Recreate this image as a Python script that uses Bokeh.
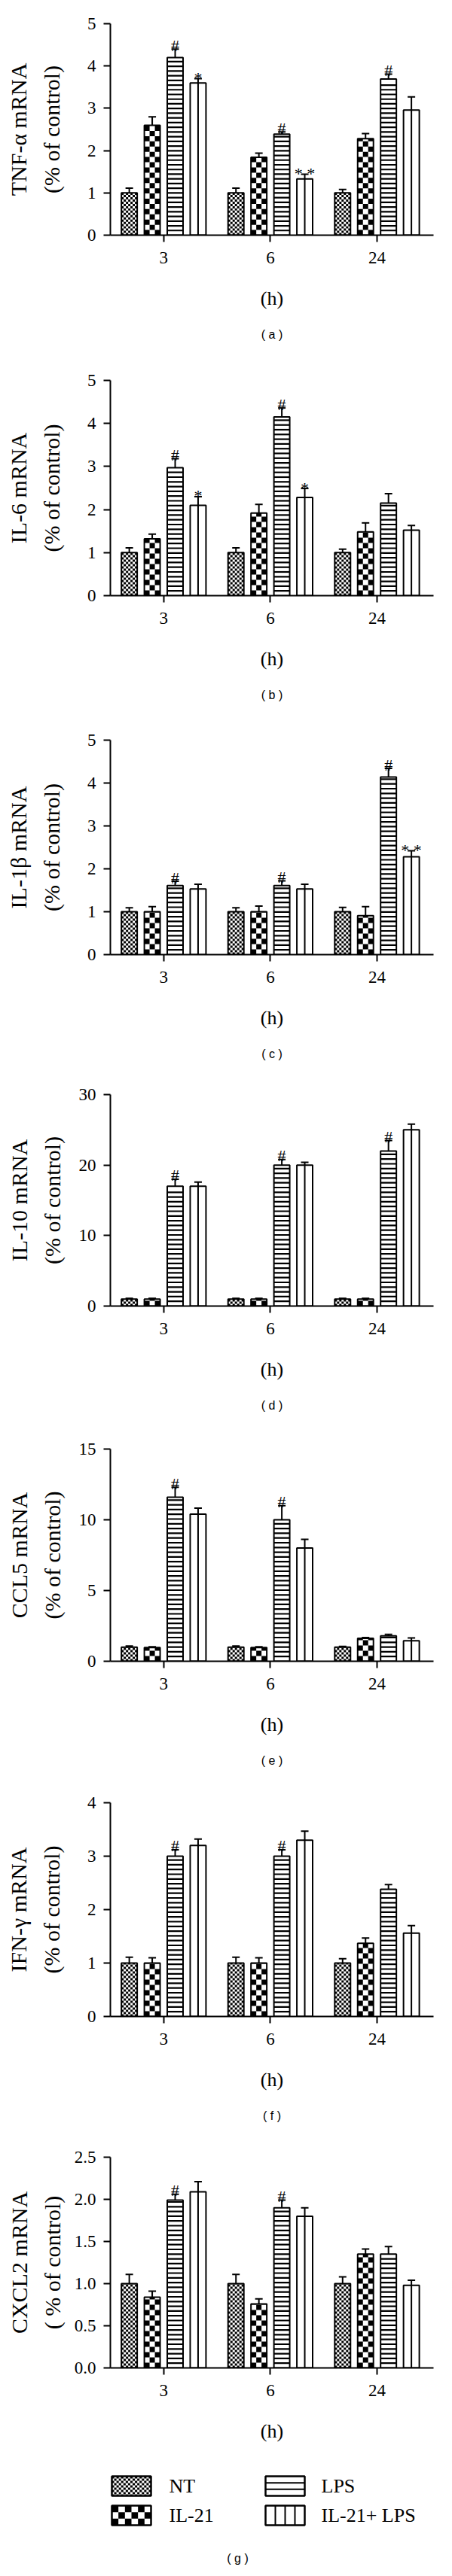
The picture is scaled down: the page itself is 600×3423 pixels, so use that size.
import math
from bokeh.plotting import figure
from bokeh.layouts import column
from bokeh.models import (ColumnDataSource, Whisker, TeeHead, Label, Range1d, Title,
                          FixedTicker, NumeralTickFormatter)
from bokeh.core.properties import value
from bokeh.embed import file_html
from bokeh.resources import INLINE

# ---------------- data ----------------
hours = ["3", "6", "24"]
groups = ["NT", "IL-21", "LPS", "IL-21+ LPS"]

# (a) TNF-alpha
tnf_nt = [1.0, 1.0, 1.0];      tnf_nt_err = [0.11, 0.11, 0.08]
tnf_il21 = [2.60, 1.84, 2.28]; tnf_il21_err = [0.20, 0.10, 0.12]
tnf_lps = [4.20, 2.39, 3.69];  tnf_lps_err = [0.20, 0.05, 0.12]
tnf_comb = [3.60, 1.33, 2.96]; tnf_comb_err = [0.10, 0.11, 0.31]
tnf_lps_mark = ["#", "#", "#"]; tnf_comb_mark = ["*", "* *", ""]

# (b) IL-6
il6_nt = [1.0, 1.0, 1.0];      il6_nt_err = [0.11, 0.11, 0.08]
il6_il21 = [1.32, 1.92, 1.48]; il6_il21_err = [0.11, 0.20, 0.21]
il6_lps = [2.97, 4.15, 2.15];  il6_lps_err = [0.21, 0.21, 0.22]
il6_comb = [2.10, 2.28, 1.52]; il6_comb_err = [0.20, 0.21, 0.11]
il6_lps_mark = ["#", "#", ""]; il6_comb_mark = ["*", "*", ""]

# (c) IL-1beta
il1b_nt = [1.0, 1.0, 1.0];      il1b_nt_err = [0.09, 0.09, 0.10]
il1b_il21 = [1.00, 1.00, 0.91]; il1b_il21_err = [0.12, 0.13, 0.21]
il1b_lps = [1.61, 1.61, 4.14];  il1b_lps_err = [0.10, 0.11, 0.20]
il1b_comb = [1.53, 1.53, 2.28]; il1b_comb_err = [0.11, 0.11, 0.14]
il1b_lps_mark = ["#", "#", "#"]; il1b_comb_mark = ["", "", "* *"]

# (d) IL-10
il10_nt = [1.0, 1.0, 1.0];       il10_nt_err = [0.1, 0.1, 0.1]
il10_il21 = [1.0, 1.0, 1.0];     il10_il21_err = [0.1, 0.1, 0.1]
il10_lps = [17.0, 20.0, 22.0];   il10_lps_err = [1.0, 0.8, 1.5]
il10_comb = [17.0, 20.0, 25.0];  il10_comb_err = [0.6, 0.4, 0.8]
il10_lps_mark = ["#", "#", "#"]; il10_comb_mark = ["", "", ""]

# (e) CCL5
ccl5_nt = [1.0, 1.0, 1.0];       ccl5_nt_err = [0.08, 0.08, 0.05]
ccl5_il21 = [0.97, 0.97, 1.62];  ccl5_il21_err = [0.05, 0.05, 0.06]
ccl5_lps = [11.6, 10.0, 1.80];   ccl5_lps_err = [0.7, 1.0, 0.10]
ccl5_comb = [10.4, 8.0, 1.45];   ccl5_comb_err = [0.43, 0.62, 0.20]
ccl5_lps_mark = ["#", "#", ""];  ccl5_comb_mark = ["", "", ""]

# (f) IFN-gamma
ifn_nt = [1.0, 1.0, 1.0];       ifn_nt_err = [0.11, 0.11, 0.08]
ifn_il21 = [1.00, 1.00, 1.37];  ifn_il21_err = [0.10, 0.10, 0.10]
ifn_lps = [3.00, 3.00, 2.38];   ifn_lps_err = [0.12, 0.12, 0.09]
ifn_comb = [3.20, 3.30, 1.56];  ifn_comb_err = [0.12, 0.17, 0.14]
ifn_lps_mark = ["#", "#", ""];  ifn_comb_mark = ["", "", ""]

# (g) CXCL2
cxcl2_nt = [1.0, 1.0, 1.0];       cxcl2_nt_err = [0.11, 0.11, 0.08]
cxcl2_il21 = [0.84, 0.76, 1.35];  cxcl2_il21_err = [0.07, 0.06, 0.06]
cxcl2_lps = [1.99, 1.90, 1.35];   cxcl2_lps_err = [0.07, 0.09, 0.09]
cxcl2_comb = [2.09, 1.80, 0.98];  cxcl2_comb_err = [0.12, 0.10, 0.06]
cxcl2_lps_mark = ["#", "#", ""];  cxcl2_comb_mark = ["", "", ""]

ticks_0_5 = [0, 1, 2, 3, 4, 5]
ticks_0_30 = [0, 10, 20, 30]
ticks_0_15 = [0, 5, 10, 15]
ticks_0_4 = [0, 1, 2, 3, 4]
ticks_0_25 = [0.0, 0.5, 1.0, 1.5, 2.0, 2.5]

# ---------------- style / layout ----------------
SERIF = "Liberation Serif"
SANS = "Liberation Sans"
W = 584
LEFT = 146
RIGHT = 9
XMIN, XMAX = -0.5, 2.53
PITCH, BW = 0.215, 0.148
OFFS = [-1.5, -0.5, 0.5, 1.5]
TICK_FS = 23
YTITLE_EDGE = 58      # px from frame-left to right edge of the y-title block
CAPTION_X = 323       # screen x of panel caption
CAPTION_FIX = 16      # empirical correction of Title offset


def checker(x_left, y0, w, h, cell_px, ppx, ppy):
    ncol = max(1, int(round(w * ppx / cell_px)))
    cw = w / ncol
    ch = cell_px / ppy
    nrow = int(math.ceil(h / ch - 1e-9))
    X, Y, WW, HH = [], [], [], []
    for r in range(nrow):
        yb = r * ch
        hh = min(ch, h - yb)
        for c in range(ncol):
            if (r + c) % 2 == 0:
                X.append(x_left + (c + 0.5) * cw)
                Y.append(y0 + yb + hh / 2)
                WW.append(cw)
                HH.append(hh)
    return X, Y, WW, HH


def style_axis(ax, standoff):
    ax.axis_line_width = 2
    ax.axis_line_color = "black"
    ax.major_tick_line_width = 2
    ax.major_tick_line_color = "black"
    ax.major_tick_in = 0
    ax.major_tick_out = 9
    ax.minor_tick_line_color = None
    ax.major_label_text_font = SERIF
    ax.major_label_text_font_size = f"{TICK_FS}px"
    ax.major_label_text_color = "black"
    ax.major_label_standoff = standoff
    ax.axis_label_text_font = SERIF
    ax.axis_label_text_font_style = "normal"
    ax.axis_label_text_color = "black"


def label_width(s):
    return sum(0.25 if ch == "." else 0.5 for ch in s) * TICK_FS


def make_panel(P):
    fw = W - LEFT - RIGHT
    fh = P["fh"]
    H = P["top"] + fh + P["bottom"]
    ymax = P["ticks"][-1]
    p = figure(width=W, height=H, x_range=Range1d(XMIN, XMAX), y_range=Range1d(0, ymax),
               output_backend="svg", toolbar_location=None,
               min_border_left=LEFT, min_border_right=RIGHT,
               min_border_top=P["top"], min_border_bottom=P["bottom"])
    p.outline_line_color = None
    p.xgrid.visible = False
    p.ygrid.visible = False
    ppx = fw / (XMAX - XMIN)
    ppy = fh / ymax

    xa = p.xaxis[0]
    ya = p.yaxis[0]
    style_axis(xa, 13)
    style_axis(ya, 10)
    xa.ticker = FixedTicker(ticks=list(range(len(hours))))
    xa.major_label_overrides = {i: h for i, h in enumerate(hours)}
    xa.axis_label = "(h)"
    xa.axis_label_text_font_size = "26px"
    xa.axis_label_standoff = 29
    ya.ticker = FixedTicker(ticks=P["ticks"])
    if P.get("fmt"):
        ya.formatter = NumeralTickFormatter(format=P["fmt"])
        tick_txt = [f"{t:.1f}" for t in P["ticks"]]
    else:
        tick_txt = [str(t) for t in P["ticks"]]
    tw = max(label_width(s) for s in tick_txt)
    ya.axis_label = P["title1"] + "\n" + P["title2"]
    ya.axis_label_text_font_size = "30px"
    ya.axis_label_text_line_height = 1.33
    ya.axis_label_standoff = int(round(max(0, YTITLE_EDGE - 9 - 10 - tw)))

    series = P["series"]
    for k, (vals, errs) in enumerate(series):
        xs = [i + OFFS[k] * PITCH for i in range(len(hours))]
        src = ColumnDataSource(dict(x=xs, top=vals, upper=[v + e for v, e in zip(vals, errs)]))
        p.vbar(x="x", top="top", bottom=0, width=BW, source=src,
               fill_color="white", line_color=None)
        if k in (0, 1):
            cell = 3.0 if k == 0 else 7.0
            CX, CY, CW, CH = [], [], [], []
            for x, v in zip(xs, vals):
                a, b, c, d = checker(x - BW / 2, 0, BW, v, cell, ppx, ppy)
                CX += a; CY += b; CW += c; CH += d
            p.rect(x=CX, y=CY, width=CW, height=CH, fill_color="black", line_color=None)
        elif k == 2:
            sx0, sx1, sy = [], [], []
            step = 6.3 / ppy
            for x, v in zip(xs, vals):
                j = 1
                while j * step < v - 0.3 * step:
                    sx0.append(x - BW / 2); sx1.append(x + BW / 2); sy.append(j * step)
                    j += 1
            p.segment(x0=sx0, y0=sy, x1=sx1, y1=sy, line_color="black", line_width=2.2)
        else:
            p.segment(x0=xs, y0=[0] * len(xs), x1=xs, y1=vals, line_color="black", line_width=2)
        p.vbar(x="x", top="top", bottom=0, width=BW, source=src,
               fill_color=None, line_color="black", line_width=2)
        wh = Whisker(base="x", lower="top", upper="upper", source=src,
                     line_color="black", line_width=2,
                     upper_head=TeeHead(size=10, line_width=2, line_color="black"),
                     lower_head=None)
        p.add_layout(wh)
        marks = P["marks"].get(k)
        if marks:
            mx = [x for x, m in zip(xs, marks) if m]
            my = [v + e for v, e, m in zip(vals, errs, marks) if m]
            mt = [m for m in marks if m]
            if mt:
                yoff = -5 if k == 2 else -1
                p.text(x=mx, y=my, text=mt, text_font=value(SERIF), text_font_size="22px",
                       text_align="center", text_baseline="alphabetic", y_offset=yoff,
                       text_color="black")

    if P.get("caption"):
        frame_cx = 8 + LEFT + fw / 2
        cap = Title(text=P["caption"], align="center", text_font=SANS, text_font_size="16px",
                    text_font_style="normal", text_color="black", standoff=40,
                    offset=CAPTION_X - frame_cx + CAPTION_FIX)
        p.add_layout(cap, "below")
    return p


panels = [
    dict(top=31, fh=284, bottom=157, ticks=ticks_0_5, title1="TNF-α mRNA",
         title2="(% of control)", caption="( a )",
         series=[(tnf_nt, tnf_nt_err), (tnf_il21, tnf_il21_err), (tnf_lps, tnf_lps_err),
                 (tnf_comb, tnf_comb_err)],
         marks={2: tnf_lps_mark, 3: tnf_comb_mark}),
    dict(top=33, fh=286, bottom=161, ticks=ticks_0_5, title1="IL-6 mRNA",
         title2="(% of control)", caption="( b )",
         series=[(il6_nt, il6_nt_err), (il6_il21, il6_il21_err), (il6_lps, il6_lps_err),
                 (il6_comb, il6_comb_err)],
         marks={2: il6_lps_mark, 3: il6_comb_mark}),
    dict(top=31, fh=285, bottom=164, ticks=ticks_0_5, title1="IL-1β mRNA",
         title2="(% of control)", caption="( c )",
         series=[(il1b_nt, il1b_nt_err), (il1b_il21, il1b_il21_err), (il1b_lps, il1b_lps_err),
                 (il1b_comb, il1b_comb_err)],
         marks={2: il1b_lps_mark, 3: il1b_comb_mark}),
    dict(top=22, fh=281, bottom=167, ticks=ticks_0_30, title1="IL-10 mRNA",
         title2="(% of control)", caption="( d )",
         series=[(il10_nt, il10_nt_err), (il10_il21, il10_il21_err), (il10_lps, il10_lps_err),
                 (il10_comb, il10_comb_err)],
         marks={2: il10_lps_mark, 3: il10_comb_mark}),
    dict(top=23, fh=282, bottom=165, ticks=ticks_0_15, title1="CCL5 mRNA",
         title2="(% of control)", caption="( e )",
         series=[(ccl5_nt, ccl5_nt_err), (ccl5_il21, ccl5_il21_err), (ccl5_lps, ccl5_lps_err),
                 (ccl5_comb, ccl5_comb_err)],
         marks={2: ccl5_lps_mark, 3: ccl5_comb_mark}),
    dict(top=23, fh=284, bottom=163, ticks=ticks_0_4, title1="IFN-γ mRNA",
         title2="(% of control)", caption="( f )",
         series=[(ifn_nt, ifn_nt_err), (ifn_il21, ifn_il21_err), (ifn_lps, ifn_lps_err),
                 (ifn_comb, ifn_comb_err)],
         marks={2: ifn_lps_mark, 3: ifn_comb_mark}),
    dict(top=24, fh=280, bottom=126, ticks=ticks_0_25, fmt="0.0", title1="CXCL2 mRNA",
         title2="( % of control)", caption=None,
         series=[(cxcl2_nt, cxcl2_nt_err), (cxcl2_il21, cxcl2_il21_err), (cxcl2_lps, cxcl2_lps_err),
                 (cxcl2_comb, cxcl2_comb_err)],
         marks={2: cxcl2_lps_mark, 3: cxcl2_comb_mark}),
]


def make_legend():
    LH = 136
    p = figure(width=W, height=LH, x_range=Range1d(LEFT, W - RIGHT), y_range=Range1d(LH, 0),
               output_backend="svg", toolbar_location=None, x_axis_type=None, y_axis_type=None,
               min_border_left=LEFT, min_border_right=RIGHT, min_border_top=0, min_border_bottom=0)
    p.outline_line_color = None
    p.xgrid.visible = False
    p.ygrid.visible = False
    box_w, box_h = 52, 26
    col_x = [148, 352]
    row_y = [18, 57]
    label_x = [224, 426]
    pos = [(0, 0), (0, 1), (1, 0), (1, 1)]
    for k, name in enumerate(groups):
        c, r = pos[k]
        bx, by = col_x[c], row_y[r]
        p.rect(x=[bx + box_w / 2], y=[by + box_h / 2], width=[box_w], height=[box_h],
               fill_color="white", line_color=None)
        if k in (0, 1):
            cell = 3.0 if k == 0 else box_w / 6
            X, Y, WW, HH = checker(bx, by, box_w, box_h, cell, 1.0, 1.0)
            p.rect(x=X, y=Y, width=WW, height=HH, fill_color="black", line_color=None)
        elif k == 2:
            ys = [by + box_h * f for f in (1 / 3, 2 / 3)]
            p.segment(x0=[bx] * 2, x1=[bx + box_w] * 2, y0=ys, y1=ys,
                      line_color="black", line_width=2)
        else:
            xs = [bx + box_w * f for f in (0.25, 0.5, 0.75)]
            p.segment(x0=xs, x1=xs, y0=[by] * 3, y1=[by + box_h] * 3,
                      line_color="black", line_width=2)
        p.rect(x=[bx + box_w / 2], y=[by + box_h / 2], width=[box_w], height=[box_h],
               fill_color=None, line_color="black", line_width=2.5)
        p.text(x=[label_x[c]], y=[by + box_h / 2], text=[name], text_font=value(SERIF),
               text_font_size="26px", text_align="left", text_baseline="middle",
               text_color="black")
    p.add_layout(Label(x=CAPTION_X - 8, y=127, x_units="data", y_units="data", text="( g )",
                       text_align="center", text_baseline="middle", text_font=SANS,
                       text_font_size="16px", text_color="black"))
    return p


figs = [make_panel(P) for P in panels]
figs.append(make_legend())
layout = column(*figs, spacing=0)

open("out.html", "w").write(file_html(layout, INLINE))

::::::

Direction: Find the lines containing "that" and list every one of them.

Response:
Recreate this image as a Python script that uses Bokeh.
The picture is scaled down: the page itself is 600×3423 pixels, so use that size.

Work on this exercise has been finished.